• Edição 130
  • 12 de junho de 2008

Por uma boa causa

Estupro: o perverso prazer de violar

Marcello Henrique Corrêa

Tentar explicar o que a sociedade não admite é a tarefa da editoria Por uma boa causa desse mês. Durante o mês de junho, o Olhar Vital trata das parafilias, as chamadas perversões sexuais, condenáveis ou não pela justiça. Na semana passada, o leitor entendeu os detalhes da pedofilia e do crime que esse tipo de perversão configura. Nessa edição, outro crime entra em foco: a violência sexual. A psicologia do estuprador será analisada, ajudando a entender os detalhes desse tipo de comportamento.

O crime de estupro é caracterizado, de acordo com o artigo 213 do Código Penal Brasileiro, por constranger mulher à conjunção carnal, mediante violência ou grave ameaça. As estatísticas mobilizam diversas ONGs e instituições de defesa da mulher. Só no Rio de Janeiro, foi divulgado um aumento de 7% de casos do tipo entre 2006 e 2007. A média é de cerca de quatro mulheres violentadas por dia, de acordo com o Instituto de Segurança Pública do Rio de Janeiro.

Do ponto de vista psicológico, quem faz a análise é Marta Rezende, professora adjunta do Instituto de Psicologia da UFRJ, do Programa de Pós-graduação em Teoria Psicanalítica e departamento de Psicologia Clínica. Segundo ela, a sensação de poder sobre a vítima é ponto fundamental do comportamento do criminoso. “Na situação perversa de estupro, situação de transgressão, a relação é regulada pelo exercício de um poder aniquilador sobre o outro”, explica a professora.

Transgressão e domínio

O conceito de transgressão chama a atenção da análise da psicóloga. De acordo com Marta Rezende, a idéia de uma transgressão pulsional ajuda na análise do assunto. “Como metáfora de um atravessamento pulsional no território egóico, a expressão vem invocar a noção de fronteira, de limite, noção das mais importantes em Psicanálise”, expõe. “O domínio do outro e a transgressão de seus limites, como resposta psíquica extrema, arcaica, estão sempre presente na vida psíquica, já que dela é constitutiva”, completa a professora.

Negação da passividade

Para Marta, o estuprador nega uma suposta posição de passividade, o que resulta no comportamento violento. “Assim como outras respostas de caráter perverso, o estupro envolve, dentre vários outros aspectos, a ‘transformação no contrário’ de um estado de passividade absoluta diante do outro, cena traumática a ser repetida de forma compulsiva”, explica. “O caráter onipotente que o estuprador assume junto às suas vítimas dá mostras da ação desse mecanismo psíquico elementar, baseado na reversibilidade de posições”, esclarece a psicóloga.

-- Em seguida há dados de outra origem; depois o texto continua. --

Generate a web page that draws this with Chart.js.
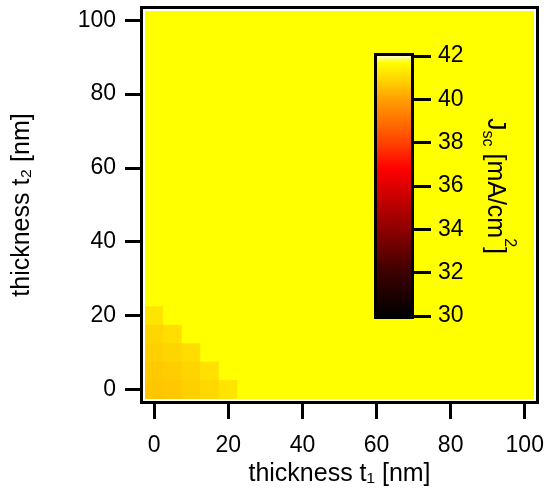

Segundo a professora, a experiência do estupro está ligada, ainda, com o comportamento narcísico, ou seja, a anulação da vontade do outro: a vítima. “Quando a vítima se torna prisioneira da sedução perversa, sedução de tipo imaginário, ela se vê negada em sua alteridade, ou seja, na singularidade de seu desejo”, explica. “Se não há, neste caso, uma verdadeira abolição do outro, trata-se, no entanto de um outro sem existência própria, já que só existe confundido com a fantasia do próprio perverso”, complementa.

Compulsão

Para a psicóloga, é difícil que um estupro seja um ato isolado, episódico. Segundo ela, é comum que a compulsão pelo ato venha como conseqüência do comportamento. “Há a insistência ‘demoníaca’ do excesso de energia sexual, manifesto na própria repetição compulsiva do ato perverso, em suas múltiplas modalidades”, detalha a professora. Para ela, é impossível controlar a força pulsional, ponto fundamental no desenvolvimento do comportamento violento. “Há apenas atuação dessa força, o sujeito passando, portanto, a ativo, mas sem dela poder se apropriar, sem poder ligá-la, ou recalcá-la”, finaliza Marta.